Ma première question est liée à l’actualité. Comme beaucoup d’Européens, vous devez vivre au rythme du confinement. Cependant, comment cela se passe-t-il pour les membres d’un quatuor à cordes ? Est-ce que vous travaillez ensemble via vidéo-conférence ? 

Cette situation exceptionnelle nous a imposé une réflexion fondamentale ainsi qu’une réorganisation profonde de nos emplois du temps et de nos vies. Répéter via des plateformes numériques semblait inconcevable compte tenu des connexions parfois hasardeuses, des décalages qui peuvent en découler, mais aussi des qualités sonores souvent exécrables. Il nous manquerait l’essentiel : la vibration des cordes, l’alchimie des sons, le sentiment d’être réels.
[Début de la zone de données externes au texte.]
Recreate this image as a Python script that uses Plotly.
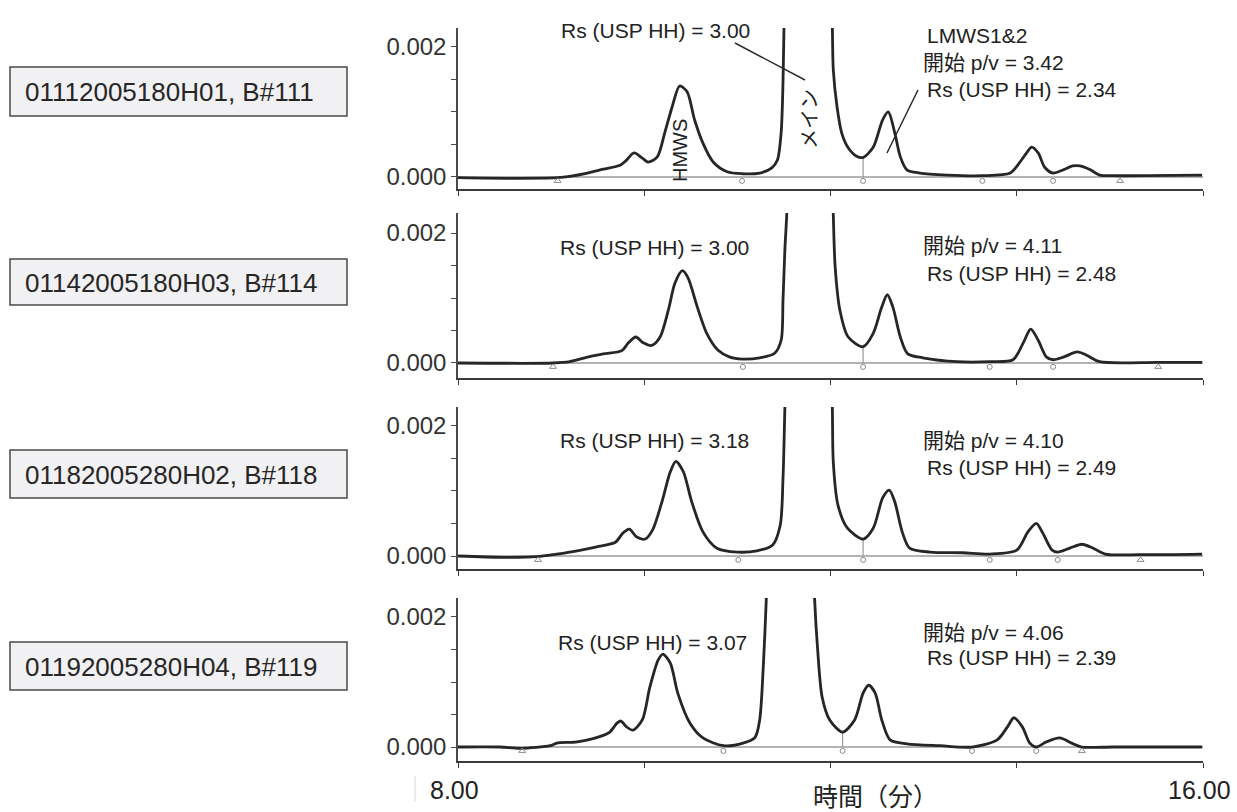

Donc pour le moment ces rendez-vous Skype ou FaceTime nous servent surtout à évoquer le futur plus ou moins proche et à planifier un agenda de déconfinement (enregistrer des disques par exemple, puisque la reprise des concerts est encore trop floue).

Le quatuor Ebène fait partie des top formations mondiales, des top teams comme on dirait en Formule 1. Quels sont les secrets pour maintenir un tel niveau artistique et musical ? Est-ce qu’il y a des rituels dans votre manière de travailler et de répéter ?

Nous ne cessons de répéter depuis des années qu’il y a trois secrets pour maintenir un niveau d’exigence : le travail, le travail… et le travail. Plus sérieusement, chaque groupe a ses propres secrets ou rituels, et ils sont probablement tous valables.

Nous avons pour habitude, depuis nos débuts, de répéter énormément car nous avons besoin de temps et d’expérience pour mûrir les choses, de travailler très lentement pour façonner l’équilibre, la justesse, l’homogénéité. Nous sommes passionnés d’harmonie et le fait de jouer les œuvres « au ralenti » constitue un véritable bain de jouvence pour nos oreilles.